» Required task: Repeat the span of the entries below that starts at the line with "What Observable Plot" and ends at the line with "const heartRateTicks = [0, 100, 200, 300, 400, 500];", nothing more. Skip the pictures.

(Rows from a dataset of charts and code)
--- Begin ---

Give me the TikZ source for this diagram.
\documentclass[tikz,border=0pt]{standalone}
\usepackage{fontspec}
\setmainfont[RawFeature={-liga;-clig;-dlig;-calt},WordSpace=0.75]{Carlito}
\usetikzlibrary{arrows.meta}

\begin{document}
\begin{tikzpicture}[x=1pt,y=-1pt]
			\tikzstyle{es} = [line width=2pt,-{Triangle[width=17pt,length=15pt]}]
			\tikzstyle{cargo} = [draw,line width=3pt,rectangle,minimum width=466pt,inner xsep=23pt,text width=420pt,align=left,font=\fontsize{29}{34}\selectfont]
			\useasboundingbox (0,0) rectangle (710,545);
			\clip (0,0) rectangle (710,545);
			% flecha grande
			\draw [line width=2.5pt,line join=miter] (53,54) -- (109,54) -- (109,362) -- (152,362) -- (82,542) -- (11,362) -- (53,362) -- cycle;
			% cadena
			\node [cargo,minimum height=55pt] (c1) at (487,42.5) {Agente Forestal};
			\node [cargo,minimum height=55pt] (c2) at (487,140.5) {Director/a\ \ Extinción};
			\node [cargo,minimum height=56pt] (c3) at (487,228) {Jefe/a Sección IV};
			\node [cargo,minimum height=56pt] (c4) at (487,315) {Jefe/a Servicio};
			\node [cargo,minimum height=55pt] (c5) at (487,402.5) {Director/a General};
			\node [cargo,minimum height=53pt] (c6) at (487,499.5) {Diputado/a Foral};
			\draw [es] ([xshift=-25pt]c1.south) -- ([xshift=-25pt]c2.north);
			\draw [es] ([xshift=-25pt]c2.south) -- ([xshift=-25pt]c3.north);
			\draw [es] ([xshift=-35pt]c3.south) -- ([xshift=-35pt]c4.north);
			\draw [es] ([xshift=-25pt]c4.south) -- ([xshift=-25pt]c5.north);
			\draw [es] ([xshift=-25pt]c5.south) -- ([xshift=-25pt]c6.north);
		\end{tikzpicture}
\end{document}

--- End ---
--- Begin ---

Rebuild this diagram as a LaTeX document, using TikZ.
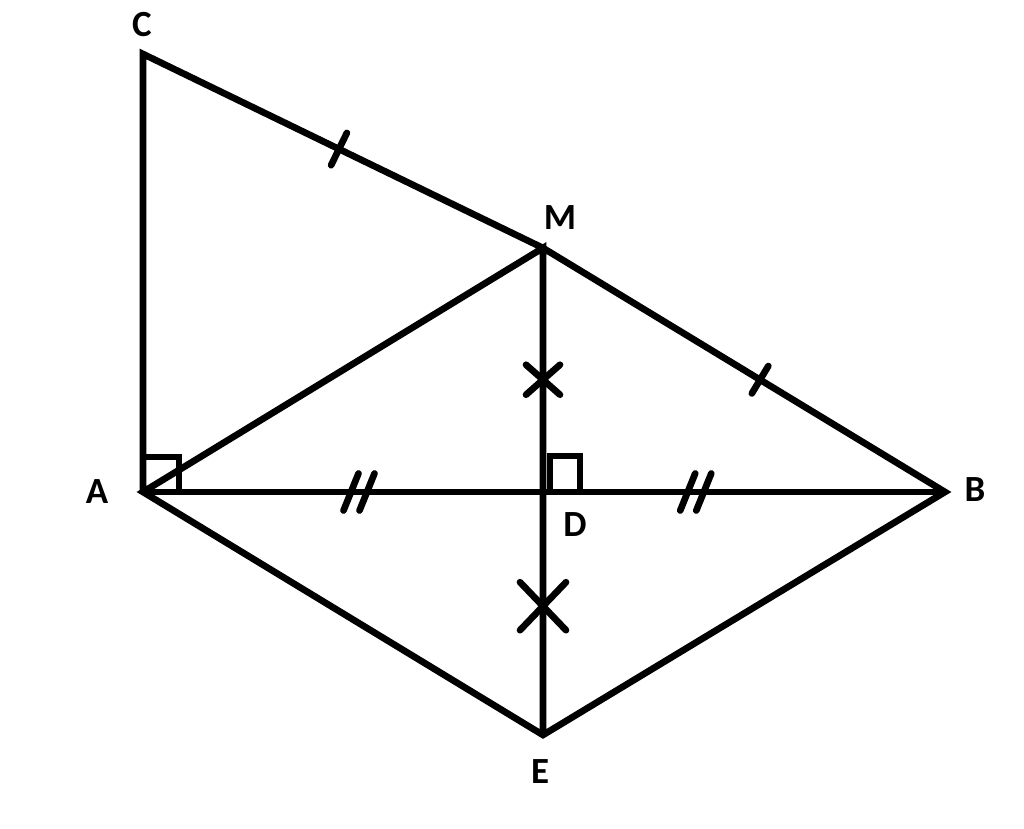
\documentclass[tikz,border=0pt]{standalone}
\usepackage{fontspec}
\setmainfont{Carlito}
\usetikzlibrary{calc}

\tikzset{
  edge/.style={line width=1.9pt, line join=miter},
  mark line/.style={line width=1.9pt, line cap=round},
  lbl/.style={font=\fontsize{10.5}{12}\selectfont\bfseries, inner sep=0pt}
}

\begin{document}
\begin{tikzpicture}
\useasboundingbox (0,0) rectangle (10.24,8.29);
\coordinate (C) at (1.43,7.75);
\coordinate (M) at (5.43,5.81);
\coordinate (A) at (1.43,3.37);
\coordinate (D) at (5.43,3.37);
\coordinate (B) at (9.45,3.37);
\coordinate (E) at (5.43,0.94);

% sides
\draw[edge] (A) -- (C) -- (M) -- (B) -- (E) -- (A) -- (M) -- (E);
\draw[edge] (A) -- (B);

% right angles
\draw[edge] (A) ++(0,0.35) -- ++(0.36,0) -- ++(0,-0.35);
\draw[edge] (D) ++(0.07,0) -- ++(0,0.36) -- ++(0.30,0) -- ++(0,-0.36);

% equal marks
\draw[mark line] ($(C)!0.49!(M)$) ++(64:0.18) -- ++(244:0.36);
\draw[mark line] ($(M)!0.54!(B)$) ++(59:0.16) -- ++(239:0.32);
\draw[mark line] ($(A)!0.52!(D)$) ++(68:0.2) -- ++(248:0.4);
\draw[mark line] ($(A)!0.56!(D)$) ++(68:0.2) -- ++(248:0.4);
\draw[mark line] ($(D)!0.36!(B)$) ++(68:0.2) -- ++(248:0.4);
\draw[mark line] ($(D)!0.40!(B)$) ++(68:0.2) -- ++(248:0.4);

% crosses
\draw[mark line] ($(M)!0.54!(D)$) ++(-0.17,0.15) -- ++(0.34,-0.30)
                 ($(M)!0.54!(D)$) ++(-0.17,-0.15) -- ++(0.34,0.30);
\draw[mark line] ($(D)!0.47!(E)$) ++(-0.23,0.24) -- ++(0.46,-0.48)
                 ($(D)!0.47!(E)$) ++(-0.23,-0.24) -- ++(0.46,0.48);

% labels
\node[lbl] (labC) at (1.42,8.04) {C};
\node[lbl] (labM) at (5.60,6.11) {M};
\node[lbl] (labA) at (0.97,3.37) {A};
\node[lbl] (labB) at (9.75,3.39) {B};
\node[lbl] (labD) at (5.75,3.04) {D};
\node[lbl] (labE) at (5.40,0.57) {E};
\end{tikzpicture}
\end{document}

--- End ---
--- Begin ---

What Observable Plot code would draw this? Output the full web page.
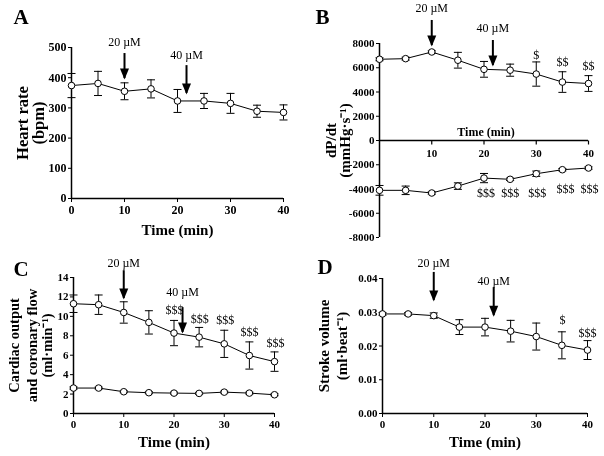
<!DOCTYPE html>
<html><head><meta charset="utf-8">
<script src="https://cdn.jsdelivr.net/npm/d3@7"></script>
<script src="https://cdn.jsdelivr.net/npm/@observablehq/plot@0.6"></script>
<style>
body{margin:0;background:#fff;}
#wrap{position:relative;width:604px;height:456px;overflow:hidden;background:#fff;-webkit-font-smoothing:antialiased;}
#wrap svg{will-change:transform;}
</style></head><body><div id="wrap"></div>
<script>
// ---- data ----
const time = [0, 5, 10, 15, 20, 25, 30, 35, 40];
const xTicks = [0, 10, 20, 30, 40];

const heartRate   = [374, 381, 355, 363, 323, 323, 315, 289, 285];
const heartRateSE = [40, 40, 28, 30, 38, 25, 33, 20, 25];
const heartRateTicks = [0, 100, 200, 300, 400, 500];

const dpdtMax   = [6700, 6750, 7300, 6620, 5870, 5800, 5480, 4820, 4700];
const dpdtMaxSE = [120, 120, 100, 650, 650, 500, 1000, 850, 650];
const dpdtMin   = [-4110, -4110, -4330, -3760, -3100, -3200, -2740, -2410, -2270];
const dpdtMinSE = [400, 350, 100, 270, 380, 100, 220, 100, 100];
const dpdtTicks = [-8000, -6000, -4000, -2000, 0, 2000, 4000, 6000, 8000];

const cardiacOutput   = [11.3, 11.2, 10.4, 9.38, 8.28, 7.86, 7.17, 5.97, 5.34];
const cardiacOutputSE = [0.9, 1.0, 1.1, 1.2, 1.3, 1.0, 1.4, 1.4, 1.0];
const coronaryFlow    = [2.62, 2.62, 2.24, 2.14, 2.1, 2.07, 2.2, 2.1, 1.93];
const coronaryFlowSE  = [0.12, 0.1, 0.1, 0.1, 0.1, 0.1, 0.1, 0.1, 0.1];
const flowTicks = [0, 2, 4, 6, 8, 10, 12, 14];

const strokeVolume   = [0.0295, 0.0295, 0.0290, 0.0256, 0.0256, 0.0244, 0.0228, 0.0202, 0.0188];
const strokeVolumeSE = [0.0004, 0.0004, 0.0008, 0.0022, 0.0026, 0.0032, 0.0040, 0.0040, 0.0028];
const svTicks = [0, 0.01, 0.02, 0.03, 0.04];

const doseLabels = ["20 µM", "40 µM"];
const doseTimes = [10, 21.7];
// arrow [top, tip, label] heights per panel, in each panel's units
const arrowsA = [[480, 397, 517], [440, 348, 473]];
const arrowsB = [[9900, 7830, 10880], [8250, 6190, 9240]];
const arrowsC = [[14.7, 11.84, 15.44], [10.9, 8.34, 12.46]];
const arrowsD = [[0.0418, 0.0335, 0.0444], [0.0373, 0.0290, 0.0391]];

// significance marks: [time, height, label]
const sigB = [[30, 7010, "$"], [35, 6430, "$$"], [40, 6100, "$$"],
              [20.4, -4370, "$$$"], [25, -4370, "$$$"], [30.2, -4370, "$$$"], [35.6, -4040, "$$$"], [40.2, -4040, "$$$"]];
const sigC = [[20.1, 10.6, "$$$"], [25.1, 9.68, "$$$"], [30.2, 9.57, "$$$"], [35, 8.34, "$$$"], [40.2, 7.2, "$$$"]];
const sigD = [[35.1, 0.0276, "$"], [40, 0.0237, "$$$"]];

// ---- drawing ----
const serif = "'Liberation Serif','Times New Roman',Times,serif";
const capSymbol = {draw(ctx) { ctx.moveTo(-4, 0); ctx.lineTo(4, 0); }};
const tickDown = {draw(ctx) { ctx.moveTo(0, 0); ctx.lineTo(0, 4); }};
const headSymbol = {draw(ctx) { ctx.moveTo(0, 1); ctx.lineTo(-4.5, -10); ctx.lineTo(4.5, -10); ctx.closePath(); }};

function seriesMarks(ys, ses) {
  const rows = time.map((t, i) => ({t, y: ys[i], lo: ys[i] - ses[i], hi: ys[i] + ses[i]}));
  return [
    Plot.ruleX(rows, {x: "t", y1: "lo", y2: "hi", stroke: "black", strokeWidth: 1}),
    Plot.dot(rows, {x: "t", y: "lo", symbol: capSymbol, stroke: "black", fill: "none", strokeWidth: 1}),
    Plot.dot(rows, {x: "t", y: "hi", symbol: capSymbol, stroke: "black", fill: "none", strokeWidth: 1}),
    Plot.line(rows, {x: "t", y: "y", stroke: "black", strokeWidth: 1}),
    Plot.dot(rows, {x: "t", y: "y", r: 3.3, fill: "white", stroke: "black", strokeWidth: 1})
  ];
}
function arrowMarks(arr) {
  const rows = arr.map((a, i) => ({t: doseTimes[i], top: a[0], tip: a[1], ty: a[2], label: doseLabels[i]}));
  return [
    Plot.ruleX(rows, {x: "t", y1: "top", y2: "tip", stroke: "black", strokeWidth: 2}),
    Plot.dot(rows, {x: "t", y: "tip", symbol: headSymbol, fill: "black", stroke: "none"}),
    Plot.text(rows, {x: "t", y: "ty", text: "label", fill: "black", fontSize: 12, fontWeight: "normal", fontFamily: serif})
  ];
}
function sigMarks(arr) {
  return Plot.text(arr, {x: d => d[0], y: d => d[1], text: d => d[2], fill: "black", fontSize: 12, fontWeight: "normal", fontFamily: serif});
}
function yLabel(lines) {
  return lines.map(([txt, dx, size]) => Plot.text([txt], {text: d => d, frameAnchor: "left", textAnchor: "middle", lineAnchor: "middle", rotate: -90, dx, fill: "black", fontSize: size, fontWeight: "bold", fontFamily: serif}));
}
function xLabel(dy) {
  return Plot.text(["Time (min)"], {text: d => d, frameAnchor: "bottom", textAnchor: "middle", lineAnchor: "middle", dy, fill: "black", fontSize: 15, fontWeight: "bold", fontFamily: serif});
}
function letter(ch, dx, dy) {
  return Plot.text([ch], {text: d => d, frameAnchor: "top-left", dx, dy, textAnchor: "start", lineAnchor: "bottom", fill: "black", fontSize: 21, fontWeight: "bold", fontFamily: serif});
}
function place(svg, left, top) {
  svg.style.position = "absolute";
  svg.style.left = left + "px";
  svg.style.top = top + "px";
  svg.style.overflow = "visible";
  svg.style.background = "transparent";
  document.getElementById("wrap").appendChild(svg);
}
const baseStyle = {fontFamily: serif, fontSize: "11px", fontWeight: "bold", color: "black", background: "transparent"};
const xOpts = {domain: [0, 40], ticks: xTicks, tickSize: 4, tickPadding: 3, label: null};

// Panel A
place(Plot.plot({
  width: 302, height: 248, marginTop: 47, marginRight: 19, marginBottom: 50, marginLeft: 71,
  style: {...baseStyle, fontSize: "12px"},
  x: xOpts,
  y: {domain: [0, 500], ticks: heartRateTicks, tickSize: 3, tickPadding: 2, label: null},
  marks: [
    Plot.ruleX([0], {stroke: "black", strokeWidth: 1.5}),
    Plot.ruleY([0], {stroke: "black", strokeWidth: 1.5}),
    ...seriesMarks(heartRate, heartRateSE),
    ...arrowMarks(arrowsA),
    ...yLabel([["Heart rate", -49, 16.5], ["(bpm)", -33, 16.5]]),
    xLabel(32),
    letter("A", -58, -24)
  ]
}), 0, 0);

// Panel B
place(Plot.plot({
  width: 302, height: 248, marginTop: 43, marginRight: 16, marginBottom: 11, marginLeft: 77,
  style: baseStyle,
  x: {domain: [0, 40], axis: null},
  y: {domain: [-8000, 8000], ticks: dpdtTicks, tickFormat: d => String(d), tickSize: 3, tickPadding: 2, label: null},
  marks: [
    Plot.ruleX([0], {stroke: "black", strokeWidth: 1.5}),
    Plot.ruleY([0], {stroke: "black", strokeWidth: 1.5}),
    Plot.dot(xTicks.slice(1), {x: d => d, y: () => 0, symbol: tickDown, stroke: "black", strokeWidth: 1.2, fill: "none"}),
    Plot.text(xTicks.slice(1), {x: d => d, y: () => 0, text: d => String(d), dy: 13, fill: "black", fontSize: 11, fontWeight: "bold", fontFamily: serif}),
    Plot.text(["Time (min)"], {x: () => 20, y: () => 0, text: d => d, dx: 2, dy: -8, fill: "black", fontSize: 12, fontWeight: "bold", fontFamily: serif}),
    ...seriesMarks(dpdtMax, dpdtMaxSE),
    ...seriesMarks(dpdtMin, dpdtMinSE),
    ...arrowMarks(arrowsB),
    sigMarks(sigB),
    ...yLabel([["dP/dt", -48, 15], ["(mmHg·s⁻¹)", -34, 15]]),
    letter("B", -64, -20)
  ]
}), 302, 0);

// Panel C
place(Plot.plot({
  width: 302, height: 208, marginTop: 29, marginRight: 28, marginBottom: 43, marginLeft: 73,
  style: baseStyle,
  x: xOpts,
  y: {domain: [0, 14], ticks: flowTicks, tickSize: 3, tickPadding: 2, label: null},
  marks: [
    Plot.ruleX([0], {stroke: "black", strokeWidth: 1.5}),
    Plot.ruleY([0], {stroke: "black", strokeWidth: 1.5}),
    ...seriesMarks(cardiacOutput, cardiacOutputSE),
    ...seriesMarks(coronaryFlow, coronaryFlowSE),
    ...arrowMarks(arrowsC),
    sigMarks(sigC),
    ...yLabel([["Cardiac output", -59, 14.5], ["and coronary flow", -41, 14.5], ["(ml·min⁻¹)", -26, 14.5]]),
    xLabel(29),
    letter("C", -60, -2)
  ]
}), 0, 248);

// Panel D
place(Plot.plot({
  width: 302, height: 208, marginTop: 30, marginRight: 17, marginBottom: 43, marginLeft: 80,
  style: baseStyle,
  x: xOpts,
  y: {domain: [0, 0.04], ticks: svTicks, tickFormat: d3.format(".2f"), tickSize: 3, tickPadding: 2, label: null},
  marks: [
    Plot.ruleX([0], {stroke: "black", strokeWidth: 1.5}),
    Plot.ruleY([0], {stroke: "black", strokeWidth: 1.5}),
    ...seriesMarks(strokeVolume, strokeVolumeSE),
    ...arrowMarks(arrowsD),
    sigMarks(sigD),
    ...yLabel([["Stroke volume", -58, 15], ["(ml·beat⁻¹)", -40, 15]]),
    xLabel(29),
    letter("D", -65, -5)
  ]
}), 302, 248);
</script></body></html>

--- End ---

» Exercise solution:
What Observable Plot code would draw this? Output the full web page.
<!DOCTYPE html>
<html><head><meta charset="utf-8">
<script src="https://cdn.jsdelivr.net/npm/d3@7"></script>
<script src="https://cdn.jsdelivr.net/npm/@observablehq/plot@0.6"></script>
<style>
body{margin:0;background:#fff;}
#wrap{position:relative;width:604px;height:456px;overflow:hidden;background:#fff;-webkit-font-smoothing:antialiased;}
#wrap svg{will-change:transform;}
</style></head><body><div id="wrap"></div>
<script>
// ---- data ----
const time = [0, 5, 10, 15, 20, 25, 30, 35, 40];
const xTicks = [0, 10, 20, 30, 40];

const heartRate   = [374, 381, 355, 363, 323, 323, 315, 289, 285];
const heartRateSE = [40, 40, 28, 30, 38, 25, 33, 20, 25];
const heartRateTicks = [0, 100, 200, 300, 400, 500];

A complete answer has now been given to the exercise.